The first morning we both awoke stiff. The second and third mornings we were moaning and creaking like geezers. The bed was absolutely the most back-wrenchingly uncomfortable we have ever encountered. Which may have been just an annoyance had it not been for the six o’clock awakenings we were enduring from above. Scraping chairs, clunking heels, banging around in the owner’s house above us. Every morning.

We had roamed town looked for other accommodations, but on last-minute notice for a long-ish stay it was difficult. We had already cut our stay shorter than anticipated to avoid the taverna nightmare and adjusted our booking in the mountains (no problem, the agriturismo owner told me, which gave me grave cause to worry!).

We toughed it out a week in the apartment before saying ‘basta!’ We ran to the residenza and begged for a room, any room. Mercifully, they had a suite available for the last few nights of our stay and we snapped up the cave dwelling with glee. We packed and fled as fast as the swallows that dart above the Sassi. Ahhh…utterly quiet. Comfortable bed. It felt very homey.

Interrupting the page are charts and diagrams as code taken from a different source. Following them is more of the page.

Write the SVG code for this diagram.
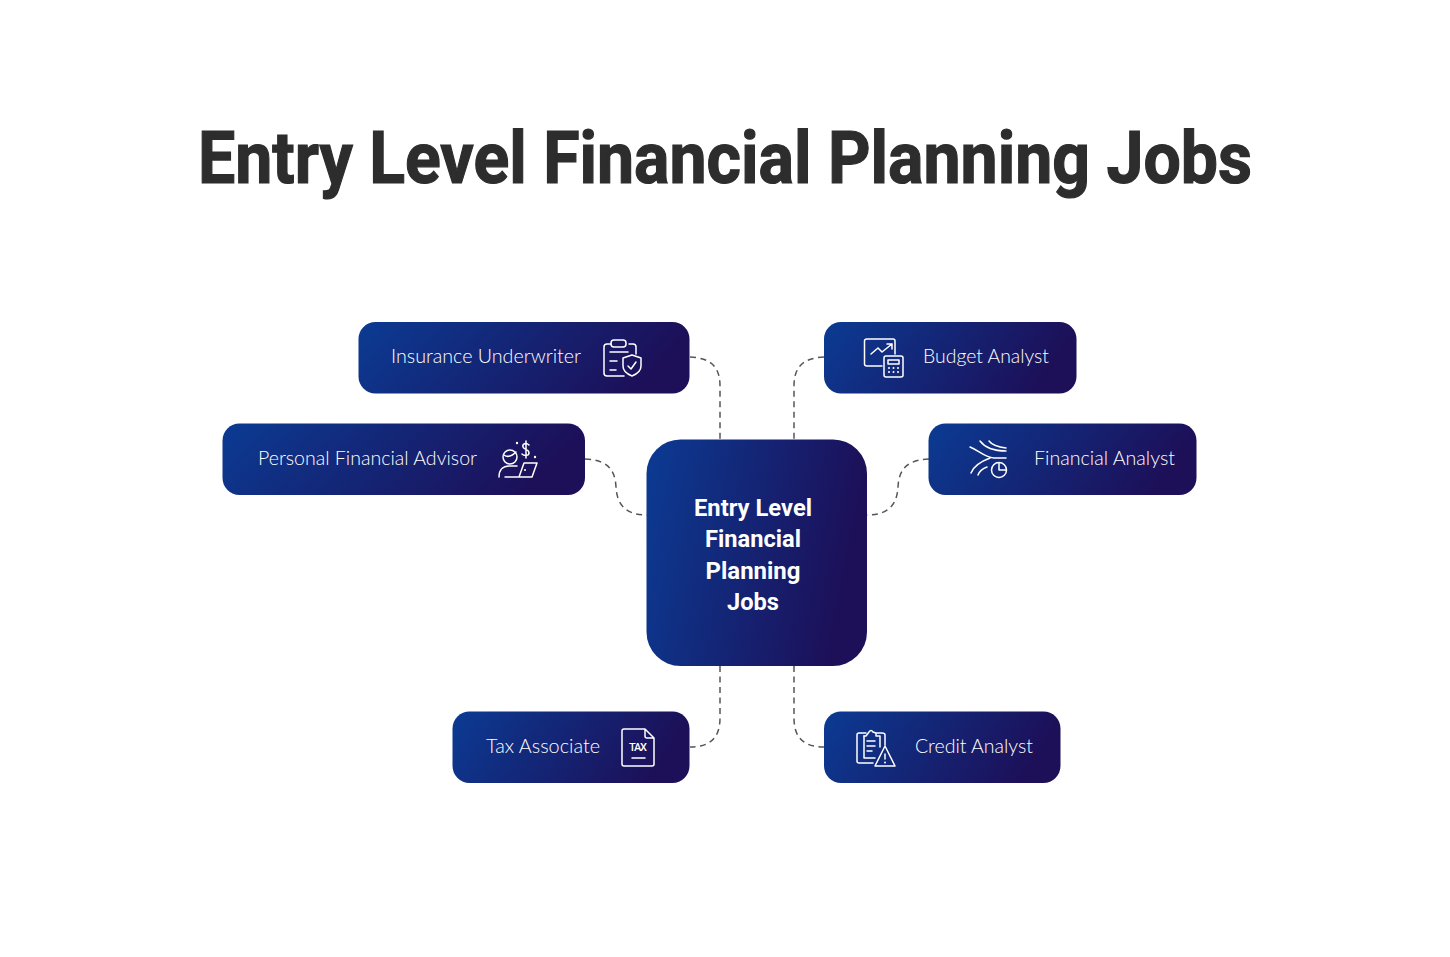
<svg xmlns="http://www.w3.org/2000/svg" width="1450" height="957" viewBox="0 0 1450 957">
<style>
.t{font-family:"Roboto","Liberation Sans",sans-serif;font-weight:700;fill:#2d2d2d;stroke:#2d2d2d;stroke-width:1.2}
.c{font-family:"Roboto","Liberation Sans",sans-serif;font-weight:700;fill:#fff;font-size:24.500px;text-anchor:middle}
.l{font-family:"Lato","Noto Sans",sans-serif;font-weight:300;font-size:20px;fill:#fff}
.i{fill:none;stroke:#fff;stroke-width:1.500;stroke-linecap:round;stroke-linejoin:round}
.d{fill:#fff}
.k{fill:none;stroke:#555;stroke-width:1.500;stroke-dasharray:6 4.500}
</style>
<defs>
<linearGradient id="g" x1="0" y1="0" x2="1" y2="0.2"><stop offset="0" stop-color="#0b3b93"/><stop offset="1" stop-color="#1d0f58"/></linearGradient>
</defs>
<rect width="1450" height="957" fill="#fff"/>
<text class="t" x="198" y="183" font-size="72.500" textLength="1054" lengthAdjust="spacingAndGlyphs">Entry Level Financial Planning Jobs</text>
<g id="connectors">
<path class="k" d="M690 357C710 358 720 366 720 386V439"/>
<path class="k" d="M585 459C606 460 615 468 616 487C617 506 627 515 647 515"/>
<path class="k" d="M824 357C804 358 794 366 794 386V439"/>
<path class="k" d="M929 459C908 460 899 468 898 487C897 506 887 515 867 515"/>
<path class="k" d="M720 666V718C720 738 710 747 690 747"/>
<path class="k" d="M794 666V718C794 738 804 747 824 747"/>
</g>
<g id="center"><rect x="646.500" y="439.500" width="220.500" height="226.500" rx="34" fill="url(#g)"/>
<text class="c" x="753" y="516" textLength="118" lengthAdjust="spacingAndGlyphs">Entry Level</text>
<text class="c" x="753" y="547" textLength="96" lengthAdjust="spacingAndGlyphs">Financial</text>
<text class="c" x="753" y="578.500" textLength="95" lengthAdjust="spacingAndGlyphs">Planning</text>
<text class="c" x="753" y="609.500" textLength="52" lengthAdjust="spacingAndGlyphs">Jobs</text></g>
<g id="insurance"><rect x="358.500" y="322" width="331" height="71.500" rx="17" fill="url(#g)"/>
<text class="l" x="391" y="362.500" textLength="190" lengthAdjust="spacingAndGlyphs">Insurance Underwriter</text>
<g class="i"><path d="M611 344H607Q604 344 604 347V373Q604 376 607 376H624"/><path d="M629 344H633Q636 344 636 347V354"/><rect x="611" y="340" width="15" height="7" rx="3"/><path d="M610 352H628M610 361H617M610 370H616"/><path d="M632 355L641 358V366C641 371 637 374 632 376C627 374 623 371 623 366V358Z"/><path d="M628 366L631 369L636 362"/></g></g>
<g id="advisor"><rect x="222.500" y="423.500" width="362.500" height="71.500" rx="17" fill="url(#g)"/>
<text class="l" x="258" y="464.500" textLength="219" lengthAdjust="spacingAndGlyphs">Personal Financial Advisor</text>
<g class="i"><circle cx="510" cy="457" r="7"/><path d="M504 455C508 458 513 455 516 452"/><path d="M499 477C499 470 503 466 509 466H517"/><path d="M520 477H532L537 463H524L519 477H505"/><path d="M529 445C526 442 522 444 523 447C524 450 529 449 529 453C529 456 524 456 522 454M526 441V458"/></g><circle class="d" cx="517" cy="443" r="1.200"/><circle class="d" cx="535" cy="457" r="1.200"/><circle class="d" cx="525" cy="470" r="1"/></g>
<g id="budget"><rect x="824" y="322" width="252.500" height="71.500" rx="17" fill="url(#g)"/>
<text class="l" x="923" y="362.500" textLength="126" lengthAdjust="spacingAndGlyphs">Budget Analyst</text>
<g class="i"><path d="M882 366H867Q864.500 366 864.500 364V341Q864.500 339 867 339H893Q895 339 895 341V354"/><path d="M871 354L878 348L882 352L892 344M887 344H892V349"/><rect x="884" y="356" width="19" height="21" rx="2"/><rect x="888" y="360" width="11" height="4"/></g><g class="d"><circle cx="889" cy="368" r="1"/><circle cx="893.500" cy="368" r="1"/><circle cx="898" cy="368" r="1"/><circle cx="889" cy="372" r="1"/><circle cx="893.500" cy="372" r="1"/><circle cx="898" cy="372" r="1"/></g></g>
<g id="analyst"><rect x="928.500" y="423.500" width="268" height="71.500" rx="17" fill="url(#g)"/>
<text class="l" x="1034" y="464.500" textLength="141" lengthAdjust="spacingAndGlyphs">Financial Analyst</text>
<g class="i"><path d="M970 447C978 450 984 457 994 458H1006M980 441C986 449 995 451 1006 451M989 441C992 445 998 447 1006 448M971 473C974 465 982 461 990 458M978 475C980 470 984 468 987 467"/><circle cx="999" cy="470" r="7.500"/><path d="M999 463V470H1006"/></g></g>
<g id="tax"><rect x="452.500" y="711.500" width="237" height="71.500" rx="17" fill="url(#g)"/>
<text class="l" x="486" y="752.500" textLength="114" lengthAdjust="spacingAndGlyphs">Tax Associate</text>
<g class="i"><path d="M645 729H624Q622 729 622 731V764Q622 766 624 766H652Q654 766 654 764V738ZM645 729V736Q645 738 647 738H654"/><path d="M632 758H645"/></g>
<text x="638" y="751" font-family="Roboto,sans-serif" font-size="11" font-weight="500" fill="#fff" text-anchor="middle" textLength="18" lengthAdjust="spacing">TAX</text></g>
<g id="credit"><rect x="824" y="711.500" width="236.500" height="71.500" rx="17" fill="url(#g)"/>
<text class="l" x="915" y="752.500" textLength="118" lengthAdjust="spacingAndGlyphs">Credit Analyst</text>
<g class="i"><path d="M866 733H859Q857 733 857 735V761Q857 763 859 763H873"/><path d="M864 736V758H875"/><path d="M864 736H866L869 732Q871 729 873 732L876 733H882Q885 733 885 735V745M876 733V736H880V747"/><path d="M867 741H875M867 746H875M867 751H872"/><path d="M885 746L895 766H875Z"/><path d="M885 754V759"/></g><circle class="d" cx="885" cy="762.500" r="1"/></g>
</svg>
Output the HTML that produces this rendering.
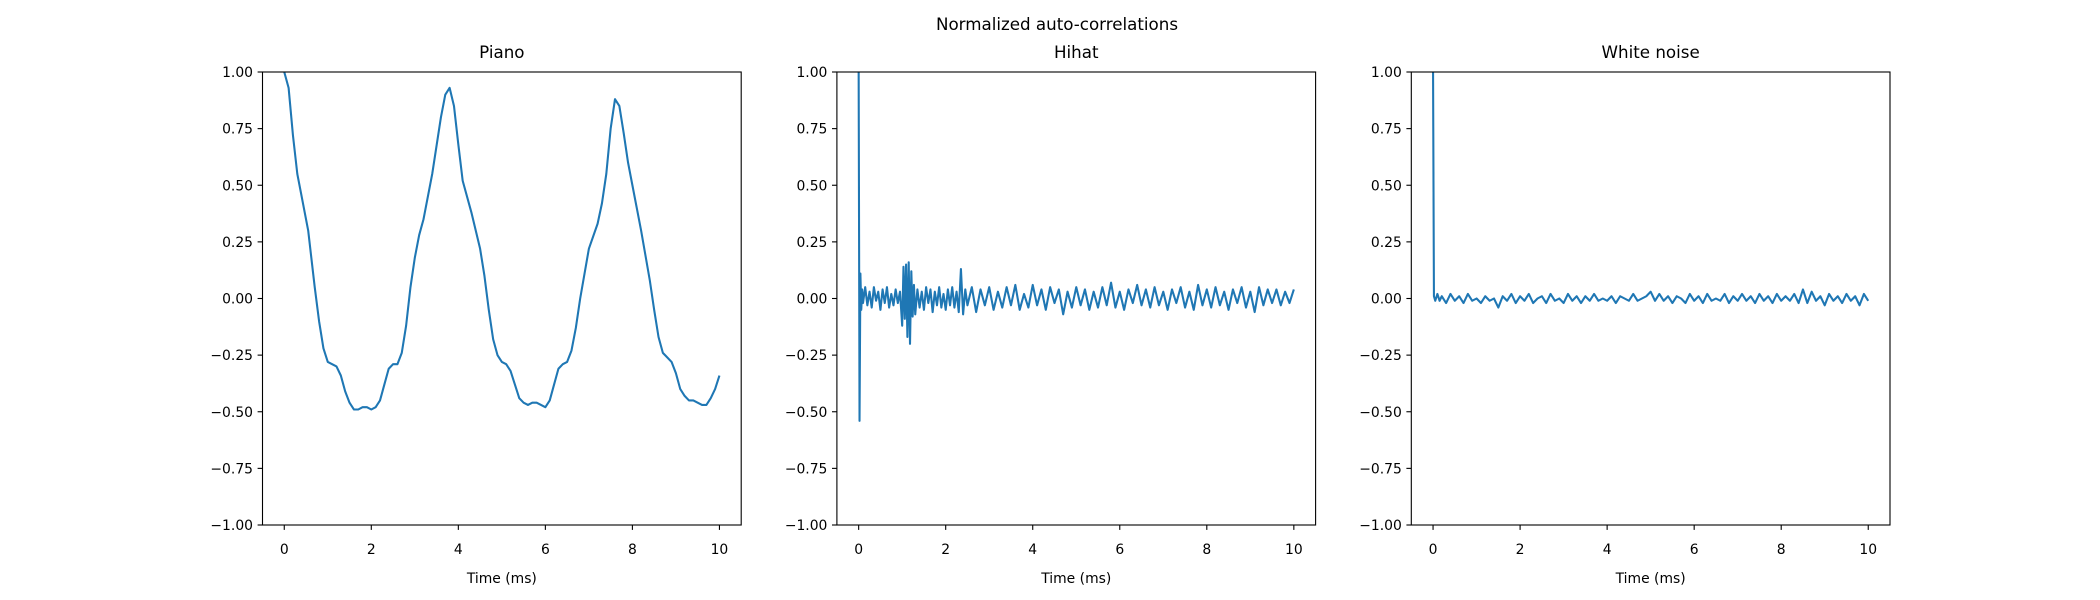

Our last few days in Matera were perfect; even the weather mostly cooperated. We continued shopping in the daily vegetable market, enjoying the barista in “our” coffee bar, and tramping all over the various sections of the Sassi, which just continue to unfurl in different directions. Whenever we think we’ve seen it all, we discover another fold in the terrain that reveals more walkways and ancient churches or cantinas hewn into the stone.



We arrived in high, rural, central Basilicata, an area known as the communita` montagna, to find that the owners here really did mean it when they said ‘no problem’. Our apartment really was ready and waiting (just for us!), and we’ve been plied with homemade ravioli, sweets, and freshly-made ricotta cheese from their farm. They are so very sweet, and we have come to adore them and their beautiful farm with stunning views. We met the mayor of their village who gifted us with two lovely books about the town, and we have been breaking up our time in my ancestral village by exploring other hamlets in the area. There are some real gems around here, and I’ll be sharing them with you in the future…when I can find a normal internet connection again.